The more likely scenario in our opinion is a range-bound 3-year yield, which moves closer to Fed Funds and breaches 5% (from its current 4.8% level). That would result in a -0.5% loss in price given the fund’s duration profile.
On the credit spread front, if we do get a recession next year, we will see a widening in credit spreads. Let us take a look at an IG bond index:
The above graph portrays the ICE BofA US Corporate Index, with its current option-adjusted spread trading at 119 bps, fairly close to the IGSB OAS. We can see that, during the October 2022 market risk-off event, the index had a gap of up to 170 bps in terms of spread. If we assume a slightly wider gap-up in spreads, we get a rough 100 bps move up in credit spreads during a recession.
A credit spread shock will thus result in a -2.5% price performance for the ETF. However, one has to keep in mind the current dynamics of the economic cycle – if we do get a recession, the Fed will be forced to cut, thus IGSB has an embedded hedge. We thus anticipate a -50 bps reduction in risk-free rates corroborated with a +100 bps increase in credit spreads, thus bringing us to a pro forma drawdown of only -1.25%.
Our base case is for the 3-year yield to briefly touch 5% next, with a mild recession next year seeing credit spreads widen while risk-free rates will start moving down. The base case drawdown profile is therefore -1.25%, offset by the fund’s carry of 5.7%. We therefore have a 4.5x coverage in terms of yield/drawdown, an attractive risk ratio.
Conclusion
IGSB is a fixed income exchange traded fund. The vehicle targets shorter duration investment grade corporate bonds via its build, aiming to track the ICE BofA 1-5 Year US Corporate Index. The vehicle has a 2.5-year duration and a 3-year standard deviation of 3.2%.

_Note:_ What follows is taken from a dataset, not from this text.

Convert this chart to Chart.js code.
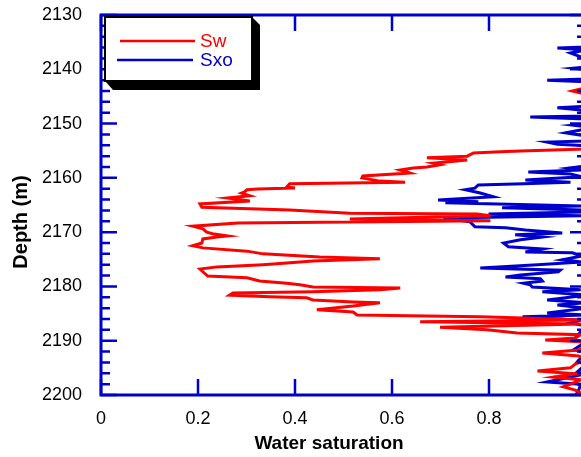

The main risk factors for this name are risk-free rates and credit spreads. The vehicle is priced off the 3-year on-the-run treasury plus a current OAS of 94 bps. The current 30-day SEC yield for the fund is 5.7%.
In our base case, we only see a -1.25% drawdown profile for the fund, if the Fed maintains rates around current levels or raises another 25 bps. During a mild recession, the fund’s increase in credit spreads will be offset by a partial reduction in risk-free rates, as the Fed will be forced to cut.
The current fund yield and its base case drawdown profile provide for an attractive risk/reward ratio, with IGSB having a 4.5x coverage in terms of yield/drawdown. We anticipate an 8% total return for this name in the next 16 months, driven by the fund’s carry corroborated with a duration backwind once the Fed starts cutting rates in mid-2024.